Amendments To The Cinematograph Rules; Examining The Impact




The Indian film industry operates under the regulatory framework of the Cinematograph Act, 1952 which governs censorship in the country. This Act establishes a hierarchical structure of government officials, including the chairperson, board members, and advisory panels, tasked with assessing films for compliance with guidelines outlined in the Act. On July 31, 2023, the Parliament of India passed the Cinematograph (Amendment) Act, 2023 amending the Cinematograph Act after 40 years. This important Amendment Act signifies a significant move by the Indian film industry to combat piracy, which is estimated to cause losses of Rs 20,000 Crores to the sector.

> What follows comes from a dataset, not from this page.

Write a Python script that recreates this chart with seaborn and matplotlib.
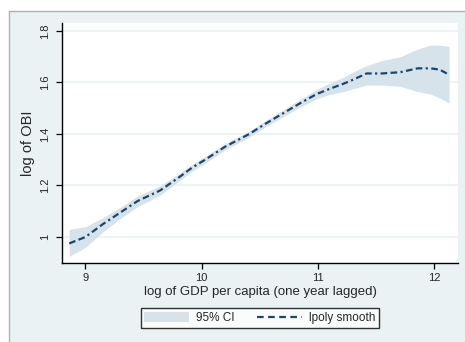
import matplotlib
matplotlib.use("Agg")
import matplotlib.pyplot as plt
import seaborn as sns
import pandas as pd
from matplotlib.patches import Patch, Rectangle
from matplotlib.lines import Line2D

gdp = [8.86, 9.0, 9.15, 9.3, 9.45, 9.64, 9.8, 9.92, 10.03, 10.2, 10.41, 10.55,
       10.7, 10.85, 10.99, 11.1, 11.22, 11.3, 11.42, 11.55, 11.71, 11.86, 11.97,
       12.05, 12.13]
obi = [0.975, 1.0, 1.05, 1.095, 1.14, 1.18, 1.23, 1.27, 1.30, 1.35, 1.40, 1.44,
       1.48, 1.52, 1.555, 1.575, 1.595, 1.61, 1.635, 1.635, 1.64, 1.655, 1.655,
       1.65, 1.63]
ci_hi = [1.030, 1.040, 1.075, 1.115, 1.160, 1.198, 1.245, 1.283, 1.313, 1.362,
         1.412, 1.452, 1.493, 1.535, 1.573, 1.597, 1.620, 1.640, 1.665, 1.685,
         1.700, 1.730, 1.745, 1.745, 1.740]
ci_lo = [0.925, 0.960, 1.020, 1.072, 1.118, 1.162, 1.215, 1.257, 1.287, 1.338,
         1.388, 1.428, 1.467, 1.505, 1.537, 1.553, 1.565, 1.575, 1.590, 1.590,
         1.585, 1.565, 1.555, 1.540, 1.520]
xticks = [9, 10, 11, 12]
yticks = [1.0, 1.2, 1.4, 1.6, 1.8]
ytick_labels = ["1", "1.2", "1.4", "1.6", "1.8"]

sns.set_style("white")
plt.rcParams['font.family'] = ['Liberation Sans', 'DejaVu Sans']

BG = "#EAF2F3"
NAVY = "#1A476F"
CIFILL = "#D6E3EA"
DASH = (3, 1.5, 3, 1.5, 1, 1.5)

fig = plt.figure(figsize=(4.65, 3.42), dpi=100)
fig.patch.set_facecolor("white")
W, H = 465, 342
fig.patches.append(Rectangle((9 / W, 0), 1 - 9 / W, 1 - 11 / H, transform=fig.transFigure,
                             facecolor=BG, edgecolor="none", zorder=-10))
fig.add_artist(Line2D([9 / W, 1], [1 - 11 / H, 1 - 11 / H], transform=fig.transFigure,
                      color="#B0B0B0", lw=1))
fig.add_artist(Line2D([9 / W, 9 / W], [0, 1 - 11 / H], transform=fig.transFigure,
                      color="#B0B0B0", lw=1))

ax = fig.add_axes([62 / W, 1 - 263 / H, (458 - 62) / W, (263 - 23) / H])
ax.set_facecolor("white")

df = pd.DataFrame({"gdp": gdp, "obi": obi, "lo": ci_lo, "hi": ci_hi})
ax.fill_between(df["gdp"], df["lo"], df["hi"], color=CIFILL, lw=0, zorder=2)
sns.lineplot(data=df, x="gdp", y="obi", ax=ax, color=NAVY, lw=1.6, zorder=3,
             dashes=False)
ax.lines[-1].set_dashes(DASH)

ax.set_xlim(8.798, 12.207)
ax.set_ylim(0.899, 1.831)
ax.set_xticks(xticks)
ax.set_xticklabels([str(t) for t in xticks], fontsize=8)
ax.set_yticks(yticks)
ax.set_yticklabels(ytick_labels, fontsize=8, rotation=90, va="center")
ax.grid(axis="y", color=BG, lw=1.2, zorder=0)
ax.set_axisbelow(True)
ax.tick_params(axis="both", direction="out", length=4.5, width=0.9, color="black",
               bottom=True, left=True)
ax.tick_params(axis="x", pad=2.5)
ax.tick_params(axis="y", pad=4)
for s in ["top", "right"]:
    ax.spines[s].set_visible(False)
for s in ["left", "bottom"]:
    ax.spines[s].set_color("black")
    ax.spines[s].set_linewidth(1.0)

ax.set_xlabel("log of GDP per capita (one year lagged)", fontsize=9.5, labelpad=2)
ax.set_ylabel("log of OBI", fontsize=10.5, labelpad=4)

handles = [Patch(facecolor=CIFILL, edgecolor="none"),
           Line2D([0], [0], color=NAVY, lw=1.6, dashes=(3, 2, 3, 2, 3, 2, 3, 2, 1, 1.5, 1, 1.5))]
leg = fig.legend(handles, ["95% CI", "lpoly smooth"], loc="center",
                 bbox_to_anchor=(260 / W, 1 - 318 / H), ncol=2, fontsize=8.5,
                 frameon=True, fancybox=False, handlelength=3.8, handleheight=1.0,
                 columnspacing=1.9, handletextpad=0.6, borderpad=0.3)
leg.get_frame().set_edgecolor("black")
leg.get_frame().set_linewidth(1.0)
leg.get_frame().set_facecolor("white")

fig.savefig("out.png", dpi=100)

“With this vision, the historic amendment of the Act in 2023 has been followed by the full empowerment facilitated by the overhauled Cinematograph (Certification) Rules, 2024,” a press release stated, highlighting the symbiotic relationship between the amended Act and the updated Certification Rules. Subsequently, on March 15, 2024, the Centre replaced the Cinematograph (Certification) Rules, 1983, with the Cinematograph Certification Rules, 2024. These Rules were notified following the Parliament’s nod to the Amendment Act, 2023. This update aims to enhance the efficiency and adaptability of the film certification process in India to better meet contemporary industry needs and standards.

Key Features of The Cinematograph Rules, 2024

The Ministry of Information and Broadcasting has spearheaded a comprehensive overhaul of film certification rules in India, aiming to modernize the process for public exhibition. The new Rules introduce several significant provisions, including age-based certification such as UA 7+, UA 13+, and UA 16+, offering better guidance for parents on film suitability for children. Gender equality is ensured with one-third of the CBFC Board members being women, with a preference for 50% representation. In addition to these reforms, there have been changes to the tenure of the Members of the board. According to the updated regulations, members shall now continue to hold office for a period of 3 years, even after the expiration of their term, until a new member is appointed.

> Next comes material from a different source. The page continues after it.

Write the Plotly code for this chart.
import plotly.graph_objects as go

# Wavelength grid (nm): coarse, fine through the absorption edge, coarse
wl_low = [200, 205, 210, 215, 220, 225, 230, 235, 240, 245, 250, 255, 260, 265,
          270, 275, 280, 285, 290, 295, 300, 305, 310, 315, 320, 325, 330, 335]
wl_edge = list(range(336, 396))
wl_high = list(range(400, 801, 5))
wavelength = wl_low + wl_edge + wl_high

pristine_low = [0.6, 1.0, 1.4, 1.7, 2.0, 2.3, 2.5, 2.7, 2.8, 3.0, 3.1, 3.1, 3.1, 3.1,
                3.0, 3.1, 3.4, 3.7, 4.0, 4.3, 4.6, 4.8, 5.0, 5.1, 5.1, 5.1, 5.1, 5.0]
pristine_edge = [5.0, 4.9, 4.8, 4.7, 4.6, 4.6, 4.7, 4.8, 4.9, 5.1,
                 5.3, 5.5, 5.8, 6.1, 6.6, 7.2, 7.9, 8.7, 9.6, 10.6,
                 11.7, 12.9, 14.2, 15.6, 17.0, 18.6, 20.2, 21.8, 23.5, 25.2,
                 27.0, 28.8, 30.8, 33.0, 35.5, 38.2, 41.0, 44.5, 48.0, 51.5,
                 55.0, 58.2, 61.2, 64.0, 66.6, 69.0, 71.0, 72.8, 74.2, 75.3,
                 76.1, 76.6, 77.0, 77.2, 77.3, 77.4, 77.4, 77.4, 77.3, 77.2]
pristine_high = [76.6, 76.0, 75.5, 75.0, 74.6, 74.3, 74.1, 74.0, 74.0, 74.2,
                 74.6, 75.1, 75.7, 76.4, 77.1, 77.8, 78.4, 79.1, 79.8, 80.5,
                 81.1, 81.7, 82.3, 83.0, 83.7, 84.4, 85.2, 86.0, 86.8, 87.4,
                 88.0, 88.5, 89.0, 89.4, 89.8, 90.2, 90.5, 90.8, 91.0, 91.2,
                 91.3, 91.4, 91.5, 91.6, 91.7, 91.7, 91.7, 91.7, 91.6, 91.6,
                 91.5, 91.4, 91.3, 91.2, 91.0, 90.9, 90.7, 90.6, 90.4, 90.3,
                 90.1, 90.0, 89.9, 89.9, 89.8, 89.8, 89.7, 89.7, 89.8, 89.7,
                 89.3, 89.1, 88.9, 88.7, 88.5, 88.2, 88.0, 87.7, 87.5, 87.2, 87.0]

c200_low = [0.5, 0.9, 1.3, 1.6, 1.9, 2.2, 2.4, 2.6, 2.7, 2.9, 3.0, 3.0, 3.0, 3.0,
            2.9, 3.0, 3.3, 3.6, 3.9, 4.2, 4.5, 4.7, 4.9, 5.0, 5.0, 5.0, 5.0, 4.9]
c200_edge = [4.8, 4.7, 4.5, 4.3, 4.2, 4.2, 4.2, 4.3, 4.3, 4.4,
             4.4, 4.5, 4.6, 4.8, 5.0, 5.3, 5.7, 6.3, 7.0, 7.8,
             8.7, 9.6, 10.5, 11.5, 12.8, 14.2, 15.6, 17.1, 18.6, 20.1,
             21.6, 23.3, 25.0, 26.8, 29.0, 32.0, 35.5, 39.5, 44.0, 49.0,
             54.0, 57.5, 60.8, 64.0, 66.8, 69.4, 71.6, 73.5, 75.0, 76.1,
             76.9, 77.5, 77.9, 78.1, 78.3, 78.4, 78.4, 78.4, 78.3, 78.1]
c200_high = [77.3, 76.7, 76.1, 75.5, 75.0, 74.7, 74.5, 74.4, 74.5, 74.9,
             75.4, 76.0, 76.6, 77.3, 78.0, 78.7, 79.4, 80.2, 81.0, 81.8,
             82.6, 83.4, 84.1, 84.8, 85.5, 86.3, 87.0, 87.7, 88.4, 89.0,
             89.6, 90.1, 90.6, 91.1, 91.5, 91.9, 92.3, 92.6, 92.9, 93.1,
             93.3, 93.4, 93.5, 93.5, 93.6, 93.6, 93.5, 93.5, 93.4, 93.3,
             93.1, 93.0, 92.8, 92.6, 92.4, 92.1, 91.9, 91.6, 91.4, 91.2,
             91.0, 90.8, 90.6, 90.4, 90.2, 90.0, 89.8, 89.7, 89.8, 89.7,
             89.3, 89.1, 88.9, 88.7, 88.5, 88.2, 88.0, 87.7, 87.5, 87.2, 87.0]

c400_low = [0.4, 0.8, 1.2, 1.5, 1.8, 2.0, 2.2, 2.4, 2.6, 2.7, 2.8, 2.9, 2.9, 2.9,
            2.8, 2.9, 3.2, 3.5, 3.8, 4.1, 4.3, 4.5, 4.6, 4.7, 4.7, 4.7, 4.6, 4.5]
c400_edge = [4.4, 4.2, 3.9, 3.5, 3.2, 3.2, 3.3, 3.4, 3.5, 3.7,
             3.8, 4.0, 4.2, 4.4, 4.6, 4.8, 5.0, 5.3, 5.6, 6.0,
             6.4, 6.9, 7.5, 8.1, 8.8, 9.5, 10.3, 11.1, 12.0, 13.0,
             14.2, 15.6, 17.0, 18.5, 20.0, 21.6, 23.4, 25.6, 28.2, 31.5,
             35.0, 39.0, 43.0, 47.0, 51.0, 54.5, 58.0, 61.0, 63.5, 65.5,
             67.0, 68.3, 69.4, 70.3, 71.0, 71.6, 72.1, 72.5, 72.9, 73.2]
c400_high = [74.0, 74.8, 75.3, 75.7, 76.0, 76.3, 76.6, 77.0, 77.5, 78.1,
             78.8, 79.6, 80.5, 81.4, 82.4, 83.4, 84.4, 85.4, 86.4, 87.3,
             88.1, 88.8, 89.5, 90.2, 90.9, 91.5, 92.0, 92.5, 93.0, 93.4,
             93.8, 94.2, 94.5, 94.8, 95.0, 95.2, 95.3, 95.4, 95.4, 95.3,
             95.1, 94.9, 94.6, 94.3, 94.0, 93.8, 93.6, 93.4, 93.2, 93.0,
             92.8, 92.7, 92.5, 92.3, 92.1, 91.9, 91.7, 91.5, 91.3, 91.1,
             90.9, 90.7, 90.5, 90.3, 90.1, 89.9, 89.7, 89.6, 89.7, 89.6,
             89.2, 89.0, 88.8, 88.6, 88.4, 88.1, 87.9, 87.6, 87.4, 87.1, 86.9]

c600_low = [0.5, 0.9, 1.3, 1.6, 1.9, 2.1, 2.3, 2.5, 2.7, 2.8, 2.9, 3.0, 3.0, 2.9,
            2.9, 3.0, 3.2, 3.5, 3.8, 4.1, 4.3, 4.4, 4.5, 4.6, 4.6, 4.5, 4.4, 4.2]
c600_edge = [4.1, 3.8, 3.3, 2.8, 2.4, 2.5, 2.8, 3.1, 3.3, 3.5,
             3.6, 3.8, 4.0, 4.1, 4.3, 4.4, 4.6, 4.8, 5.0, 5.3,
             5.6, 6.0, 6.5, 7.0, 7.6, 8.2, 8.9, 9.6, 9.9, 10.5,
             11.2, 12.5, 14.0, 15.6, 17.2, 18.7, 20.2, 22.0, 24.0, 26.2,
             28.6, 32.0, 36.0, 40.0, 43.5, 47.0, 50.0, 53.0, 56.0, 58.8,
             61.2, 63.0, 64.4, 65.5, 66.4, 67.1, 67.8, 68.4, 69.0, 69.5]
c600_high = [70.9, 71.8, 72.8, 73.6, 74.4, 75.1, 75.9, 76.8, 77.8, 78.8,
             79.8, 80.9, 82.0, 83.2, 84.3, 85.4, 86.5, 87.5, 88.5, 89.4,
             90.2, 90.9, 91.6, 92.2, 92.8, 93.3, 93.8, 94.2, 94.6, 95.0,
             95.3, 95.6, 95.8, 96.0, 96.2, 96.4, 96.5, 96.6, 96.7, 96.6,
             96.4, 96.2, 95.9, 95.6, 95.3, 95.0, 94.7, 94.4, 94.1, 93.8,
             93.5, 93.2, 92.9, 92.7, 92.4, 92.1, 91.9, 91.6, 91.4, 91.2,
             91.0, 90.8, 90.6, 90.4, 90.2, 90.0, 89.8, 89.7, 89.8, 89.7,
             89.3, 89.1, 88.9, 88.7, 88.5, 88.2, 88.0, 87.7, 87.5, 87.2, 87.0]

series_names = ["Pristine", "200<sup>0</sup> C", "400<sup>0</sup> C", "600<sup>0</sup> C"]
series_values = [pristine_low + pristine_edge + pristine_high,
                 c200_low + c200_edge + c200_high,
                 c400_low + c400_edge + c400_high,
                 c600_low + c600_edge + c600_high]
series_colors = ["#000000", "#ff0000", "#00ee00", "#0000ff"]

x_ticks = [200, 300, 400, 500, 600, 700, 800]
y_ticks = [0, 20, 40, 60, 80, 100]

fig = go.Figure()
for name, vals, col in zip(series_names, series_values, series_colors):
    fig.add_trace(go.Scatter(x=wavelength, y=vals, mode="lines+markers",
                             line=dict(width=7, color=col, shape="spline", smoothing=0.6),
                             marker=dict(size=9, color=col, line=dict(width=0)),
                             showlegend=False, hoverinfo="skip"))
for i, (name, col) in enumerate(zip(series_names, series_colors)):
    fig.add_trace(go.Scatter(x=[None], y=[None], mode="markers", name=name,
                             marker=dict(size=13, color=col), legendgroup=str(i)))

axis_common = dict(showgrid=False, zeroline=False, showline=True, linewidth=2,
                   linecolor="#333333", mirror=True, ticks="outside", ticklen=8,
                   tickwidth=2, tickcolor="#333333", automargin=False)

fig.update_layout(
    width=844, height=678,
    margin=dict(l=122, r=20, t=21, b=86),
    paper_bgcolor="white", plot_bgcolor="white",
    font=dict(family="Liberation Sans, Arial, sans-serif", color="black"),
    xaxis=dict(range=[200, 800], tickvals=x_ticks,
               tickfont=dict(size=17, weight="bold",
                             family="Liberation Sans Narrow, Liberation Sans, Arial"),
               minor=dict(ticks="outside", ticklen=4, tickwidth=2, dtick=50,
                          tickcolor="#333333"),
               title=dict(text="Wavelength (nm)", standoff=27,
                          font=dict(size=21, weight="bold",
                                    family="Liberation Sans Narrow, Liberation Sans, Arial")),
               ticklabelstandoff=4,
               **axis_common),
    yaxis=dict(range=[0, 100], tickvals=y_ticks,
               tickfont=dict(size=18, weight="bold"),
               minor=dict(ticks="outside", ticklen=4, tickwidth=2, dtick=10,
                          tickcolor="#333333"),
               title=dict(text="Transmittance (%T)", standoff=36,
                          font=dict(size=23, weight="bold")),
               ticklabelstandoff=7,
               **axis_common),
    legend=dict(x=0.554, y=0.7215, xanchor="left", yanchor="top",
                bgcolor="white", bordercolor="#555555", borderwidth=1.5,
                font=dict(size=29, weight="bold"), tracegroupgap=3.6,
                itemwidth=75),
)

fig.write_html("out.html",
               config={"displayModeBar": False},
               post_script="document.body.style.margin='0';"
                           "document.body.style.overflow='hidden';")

Filmmakers now have the provision for expedited certification to cater to urgent release commitments, and CBFC certificates enjoy perpetual validity, replacing the previous 10-year limitation. Edited films for television will require recertification to adhere to public exhibition guidelines.

Films in multiple languages must comply within six months, while others have a two-year deadline, and starting January 1, 2025, films submitted for prestigious events must adhere to the guidelines. Oversight for implementation will be provided by a dedicated committee appointed by the Ministry, comprising representatives from the film industry and persons with disabilities. These Rules also introduce a provision for films with ‘A’ or ‘S’ certificates requiring separate certification for television or other media platforms, with the possibility of necessary edits directed by the Board. The Rules also criminalize unauthorized recording and exhibition of films, with penalties including imprisonment of 3 months and fines going up to 3 lakh Rupees, with a potential extension to 3 years imprisonment and a fine up to 5% of the audited gross production cost. Notably, certain exemptions under the Copyright Act, 1957, apply to these offenses, allowing limited use of copyrighted content under specified circumstances. Additionally, the definitions of “Long Film” and “Short Film” have been updated: “Long Film” now refers to a film running 72 (seventy-two) minutes or more, including the credit and title time of the film, while “Short Film” is defined as a film running less than 72 (seventy-two) minutes. Under the previous law, the definitions of both films were in terms of the length of the film in 35mm or corresponding length in other gauges. Moreover, the definition of “chairman” of the board has been replaced with “chairperson”, reflecting a more gender-neutral approach to the terminology used within the regulatory framework.

Analysis of The Rules

The problem of piracy has long plagued the movie industry around the world, with countries like the United States and Japan taking strict measures to combat it while India lagged behind in implementing effective regulations. However, with the introduction of the Amendment Act, 2023, the fundamental legal principle of protecting original work has been reinforced. The Act introduces Sections 6AA and 6AB, which prohibit unauthorized recording and exhibition of films for profit, strengthening copyright protection. These provisions signify a significant step towards curbing piracy and safeguarding the rights of filmmakers in India. The passing of the Amendment Act, 2023 has been met with minimal opposition, providing a welcomed relief to film producers and the industry overall, marking a pivotal moment in upholding creative integrity.

By incorporating provisions to ensure greater representation of women on the CBFC Board, the reforms have had a far-reaching impact on promoting gender equality within the film certification process. These Rules demonstrate a multifaceted approach to advancing gender equality within India’s film certification process. By addressing representation, language, inclusivity, and procedural fairness, these reforms contribute to creating a more equitable and inclusive environment for all stakeholders in the Indian film industry.

This move is welcomed not only by producers, but also by investors and stakeholders, who see it as a positive boost for the industry and a necessary safeguard for intellectual property rights. These reforms represent a significant stride towards modernization and inclusivity in India’s film industry, ensuring a more accessible and fair certification process for all involved, thereby fostering a vibrant and sustainable creative ecosystem.